═══ DATASET CONTENT ═══

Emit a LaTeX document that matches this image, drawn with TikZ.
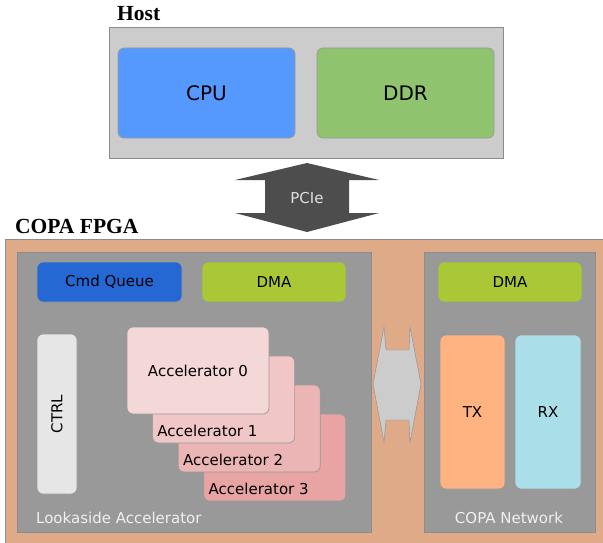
\documentclass[tikz,border=0pt]{standalone}
\usepackage{fontspec}
\newfontfamily\boxfont{DejaVu Sans}
\newfontfamily\titlefont{Liberation Serif}
\definecolor{hostgrey}{HTML}{CCCCCC}
\definecolor{cpublue}{HTML}{5599FF}
\definecolor{ddrgreen}{HTML}{8FC36D}
\definecolor{pciegrey}{HTML}{4D4D4D}
\definecolor{fpgatan}{HTML}{DEAA87}
\definecolor{blockgrey}{HTML}{999999}
\definecolor{cmdblue}{HTML}{2568D4}
\definecolor{dmagreen}{HTML}{AAC836}
\definecolor{ctrlgrey}{HTML}{E6E6E6}
\definecolor{acc0}{HTML}{F4D7D7}
\definecolor{acc1}{HTML}{F0C6C6}
\definecolor{acc2}{HTML}{ECB5B5}
\definecolor{acc3}{HTML}{E8A3A3}
\definecolor{txorange}{HTML}{FFB380}
\definecolor{rxblue}{HTML}{AADEE8}
\tikzset{
  block/.style={draw=black!40, line width=0.7pt, rounded corners=6pt, inner sep=0pt, font=\boxfont\fontsize{15}{18}\selectfont},
  region/.style={draw=black!45, line width=0.8pt},
  caption/.style={inner sep=0pt, text=black!6, font=\boxfont\fontsize{15}{18}\selectfont},
  title/.style={inner sep=0pt, anchor=base west, font=\titlefont\bfseries\fontsize{21.5}{24}\selectfont}
}

\begin{document}
\begin{tikzpicture}[x=1pt, y=-1pt]
\useasboundingbox (0,0) rectangle (603,543);
% host side
\node[title] (hosttitle) at (117,21) {Host};
\draw[region, fill=hostgrey] (109,27) rectangle (503,158);
\node[name=cpu, block, fill=cpublue, minimum width=177pt, minimum height=90pt, font=\boxfont\fontsize{20}{24}\selectfont] at (206.5,93) {CPU};
\node[name=ddr, block, fill=ddrgreen, minimum width=177pt, minimum height=90pt, font=\boxfont\fontsize{20}{24}\selectfont] at (405.5,93) {DDR};
% PCIe link
\fill[pciegrey] (307,163) -- (379,180) -- (349,180) -- (349,213) -- (379,213) -- (307,232)
  -- (235,213) -- (265,213) -- (265,180) -- (235,180) -- cycle;
\node[caption, text=black!12] (pcie) at (307,198) {PCIe};
% FPGA side
\node[title] (fpgatitle) at (15,233) {COPA FPGA};
\draw[region, fill=fpgatan] (5,239) rectangle (610,550);
\draw[region, fill=blockgrey] (17,252) rectangle (371,532);
\draw[region, fill=blockgrey] (424,252) rectangle (595,532);
\node[name=cmdq, block, fill=cmdblue, minimum width=145pt, minimum height=40pt] at (109.5,282) {Cmd Queue};
\node[name=dma, block, fill=dmagreen, minimum width=144pt, minimum height=40pt] at (274,282) {DMA};
\node[name=ctrl, block, fill=ctrlgrey, rotate=90, minimum width=160pt, minimum height=40pt] at (57,414) {CTRL};
\foreach \i in {3,2,1}
  \node[name=acc\i, block, fill=acc\i, minimum width=142pt, minimum height=87pt] at (198+25.6*\i,370.5+29*\i) {};
\node[name=acc0, block, fill=acc0, minimum width=142pt, minimum height=87pt] at (198,370.5) {Accelerator 0};
\foreach \i in {1,2,3}
  \node[anchor=west, inner sep=0pt, font=\boxfont\fontsize{15}{18}\selectfont] (acclabel\i) at ([xshift=5pt, yshift=12pt]acc\i.south west) {Accelerator \i};
\node[caption, anchor=west] (lookaside) at (36,518) {Lookaside Accelerator};
% network side
\node[name=netdma, block, fill=dmagreen, minimum width=144pt, minimum height=40pt] at (510,282) {DMA};
\node[name=tx, block, fill=txorange, minimum width=65pt, minimum height=154pt] at (472.5,412) {TX};
\node[name=rx, block, fill=rxblue, minimum width=66pt, minimum height=154pt] at (548,412) {RX};
\node[caption] (network) at (509,518) {COPA Network};
% on-chip link
\draw[draw=black!45, fill=hostgrey] (373,384) -- (384,327) -- (386,350) -- (409,350) -- (410,327) -- (421,384)
  -- (410,442) -- (409,420) -- (386,420) -- (384,442) -- cycle;
\end{tikzpicture}
\end{document}
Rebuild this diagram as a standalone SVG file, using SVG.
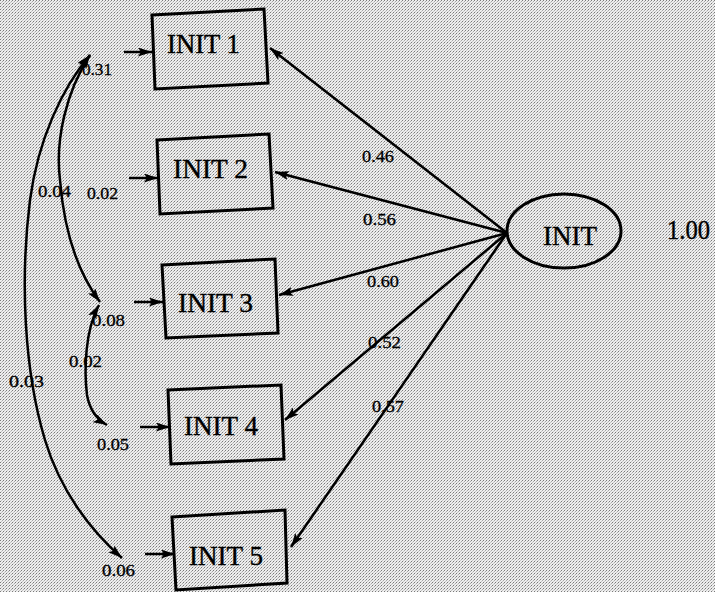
<svg xmlns="http://www.w3.org/2000/svg" width="715" height="592" viewBox="0 0 715 592">
<defs>
<pattern id="bg" width="3" height="3" patternUnits="userSpaceOnUse">
<rect width="3" height="3" fill="#eeeeee"/>
<rect x="0" y="0" width="1" height="1" fill="#7a7a7a"/>
<rect x="2" y="1" width="1" height="1" fill="#a8a8a8"/>
<rect x="1" y="2" width="1" height="1" fill="#c4c4c4"/>
</pattern>
<marker id="ah" viewBox="0 0 14 9" refX="14" refY="4.5" markerWidth="14" markerHeight="9" markerUnits="userSpaceOnUse" orient="auto-start-reverse">
<path d="M0,0 L14,4.5 L0,9 L3,4.5 Z" fill="#000"/>
</marker>
<style>
.box{fill:none;stroke:#000;stroke-width:3}
.lbl{font-family:"Liberation Serif","Times New Roman",serif;font-size:27px;fill:#000;stroke:#000;stroke-width:0.4}
.num{font-family:"Liberation Serif","Times New Roman",serif;font-size:17px;fill:#000;stroke:#000;stroke-width:0.3}
.ln{fill:none;stroke:#000;stroke-width:2.5}
</style>
</defs>
<rect width="715" height="592" fill="url(#bg)"/>
<g id="connectors">
<line class="ln" x1="507" y1="233" x2="270" y2="48" marker-end="url(#ah)"/>
<line class="ln" x1="507" y1="233" x2="275" y2="172" marker-end="url(#ah)"/>
<line class="ln" x1="507" y1="233" x2="279" y2="295" marker-end="url(#ah)"/>
<line class="ln" x1="507" y1="233" x2="285" y2="420" marker-end="url(#ah)"/>
<line class="ln" x1="507" y1="233" x2="291" y2="547" marker-end="url(#ah)"/>
<line class="ln" x1="124" y1="52" x2="152" y2="52" marker-end="url(#ah)"/>
<line class="ln" x1="129" y1="178" x2="158" y2="178" marker-end="url(#ah)"/>
<line class="ln" x1="134" y1="302" x2="163" y2="302" marker-end="url(#ah)"/>
<line class="ln" x1="140" y1="427" x2="170" y2="427" marker-end="url(#ah)"/>
<line class="ln" x1="145" y1="554" x2="175" y2="554" marker-end="url(#ah)"/>
<path class="ln" d="M90,55 C62,88 38,140 30,200 C20,280 24,370 45,440 C60,490 90,530 122,558" marker-start="url(#ah)" marker-end="url(#ah)"/>
<path class="ln" d="M90,55 C66,92 55,140 60,180 C64,230 76,270 100,302" marker-start="url(#ah)" marker-end="url(#ah)"/>
<path class="ln" d="M99,305 C85,330 84,370 87,395 C90,412 98,420 107,425" marker-start="url(#ah)" marker-end="url(#ah)"/>
</g>
<g id="init1">
<polygon class="box" points="152,15 264,9 268,83 155,89"/>
<text class="lbl" x="167" y="53" textLength="73" lengthAdjust="spacingAndGlyphs">INIT 1</text>
</g>
<g id="init2">
<polygon class="box" points="157,140 269,134 273,208 160,214"/>
<text class="lbl" x="173" y="178" textLength="75" lengthAdjust="spacingAndGlyphs">INIT 2</text>
</g>
<g id="init3">
<polygon class="box" points="162,265 275,259 278,333 166,338"/>
<text class="lbl" x="178" y="312" textLength="75" lengthAdjust="spacingAndGlyphs">INIT 3</text>
</g>
<g id="init4">
<polygon class="box" points="168,390 281,385 284,459 171,464"/>
<text class="lbl" x="184" y="435" textLength="74" lengthAdjust="spacingAndGlyphs">INIT 4</text>
</g>
<g id="init5">
<polygon class="box" points="172,517 285,510 287,583 176,590"/>
<text class="lbl" x="189" y="565" textLength="74" lengthAdjust="spacingAndGlyphs">INIT 5</text>
</g>
<g id="init">
<ellipse cx="564" cy="231" rx="57" ry="37" fill="none" stroke="#000" stroke-width="3"/>
<text class="lbl" x="543" y="245" textLength="54" lengthAdjust="spacingAndGlyphs">INIT</text>
<text class="lbl" x="667" y="239" font-size="24" textLength="43" lengthAdjust="spacingAndGlyphs">1.00</text>
</g>
<g id="labels">
<text class="num" x="362" y="162" textLength="32" lengthAdjust="spacingAndGlyphs">0.46</text>
<text class="num" x="363" y="225" textLength="33" lengthAdjust="spacingAndGlyphs">0.56</text>
<text class="num" x="367" y="287" textLength="32" lengthAdjust="spacingAndGlyphs">0.60</text>
<text class="num" x="368" y="348" textLength="33" lengthAdjust="spacingAndGlyphs">0.52</text>
<text class="num" x="372" y="412" textLength="32" lengthAdjust="spacingAndGlyphs">0.57</text>
<text class="num" x="82" y="75" textLength="30" lengthAdjust="spacingAndGlyphs">0.31</text>
<text class="num" x="38" y="197" textLength="33" lengthAdjust="spacingAndGlyphs">0.04</text>
<text class="num" x="87" y="199" textLength="31" lengthAdjust="spacingAndGlyphs">0.02</text>
<text class="num" x="92" y="326" textLength="33" lengthAdjust="spacingAndGlyphs">0.08</text>
<text class="num" x="69" y="367" textLength="33" lengthAdjust="spacingAndGlyphs">0.02</text>
<text class="num" x="9" y="387" textLength="35" lengthAdjust="spacingAndGlyphs">0.03</text>
<text class="num" x="97" y="450" textLength="32" lengthAdjust="spacingAndGlyphs">0.05</text>
<text class="num" x="102" y="576" textLength="33" lengthAdjust="spacingAndGlyphs">0.06</text>
</g>
</svg>
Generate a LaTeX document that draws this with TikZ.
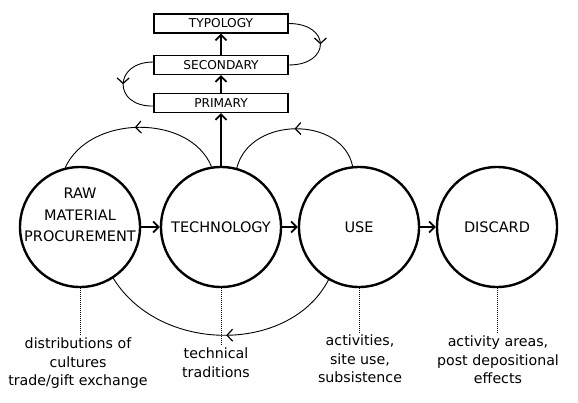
\documentclass[tikz,border=0pt]{standalone}
\usepackage{fontspec}
\setmainfont{DejaVu Sans}
\usetikzlibrary{arrows.meta,decorations.markings}
\tikzset{
  bigc/.style={circle,draw,line width=2.4pt,minimum size=120pt,inner sep=0pt,font=\fontsize{14.5}{20}\selectfont},
  box/.style={rectangle,draw,line width=1.3pt,minimum width=134pt,minimum height=19pt,inner sep=0pt,font=\fontsize{12.2}{14}\selectfont},
  lbl/.style={align=center,inner sep=2pt,font=\fontsize{14.2}{18.5}\selectfont},
  tip/.style={-{Straight Barb[length=5.5pt,width=11pt,line width=1.8pt]}},
  flow/.style={line width=2.2pt,tip},
  midarrow/.style={decoration={markings,mark=at position #1 with {\arrow{Straight Barb[length=5.5pt,width=12pt,line width=1.2pt]}}},postaction={decorate}},
  thin/.style={line width=0.9pt},
  dots/.style={line width=1pt,dash pattern=on 1pt off 1pt}
}
\begin{document}
\begin{tikzpicture}[x=1pt,y=-1pt]
\useasboundingbox (0,0) rectangle (578,402);
% circles
\node[bigc] (raw) at (80,227) {};
\node[lbl,inner sep=0pt,font=\fontsize{14.5}{21.5}\selectfont] (rawt) at (80,215) {RAW\\MATERIAL\\PROCUREMENT};
\node[bigc] (tech) at (221,227) {TECHNOLOGY};
\node[bigc] (use) at (359,227) {USE};
\node[bigc] (disc) at (497,227) {DISCARD};
% boxes
\node[box] (typ) at (221,23.5) {TYPOLOGY};
\node[box] (sec) at (221,65) {SECONDARY};
\node[box] (pri) at (221,103) {PRIMARY};
% flow arrows
\draw[flow] (raw.east) -- (tech.west);
\draw[flow] (tech.east) -- (use.west);
\draw[flow] (use.east) -- (disc.west);
\draw[flow] (tech.north) -- (pri.south);
\draw[flow] (pri.north) -- (sec.south);
\draw[flow] (sec.north) -- (typ.south);
% box loops
\draw[thin,midarrow=0.5] (typ.east) .. controls (331,23.5) and (331,65) .. (sec.east);
\draw[thin,midarrow=0.5] ([yshift=3pt]sec.west) .. controls (113,62) and (113,107) .. ([yshift=-3pt]pri.west);
% big arcs
\draw[thin,midarrow=0.52] (tech.99) .. controls (190,114) and (90,114) .. (raw.104);
\draw[thin,midarrow=0.5] (use.96) .. controls (342,116) and (250,116) .. (tech.75);
\draw[thin,midarrow=0.48] (use.240) .. controls (290,354) and (160,354) .. (raw.303);
% labels
\node[lbl,anchor=north] (rawl) at (78,336) {distributions of\\cultures\\trade/gift exchange};
\node[lbl,anchor=north] (techl) at (216,346) {technical\\traditions};
\node[lbl,anchor=north] (usel) at (360,333) {activities,\\site use,\\subsistence};
\node[lbl,anchor=north] (discl) at (498,334) {activity areas,\\post depositional\\effects};
\draw[dots] (raw.south) -- (raw.south |- rawl.north);
\draw[dots] (tech.south) -- (tech.south |- techl.north);
\draw[dots] (use.south) -- (use.south |- usel.north);
\draw[dots] (disc.south) -- (disc.south |- discl.north);
\end{tikzpicture}
\end{document}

═══

WHAT TO PRODUCE> In the entries above, identify every line with the string "this".

RESULT>
Emit a LaTeX document that matches this image, drawn with TikZ.
Rebuild this diagram as a standalone SVG file, using SVG.
Generate a LaTeX document that draws this with TikZ.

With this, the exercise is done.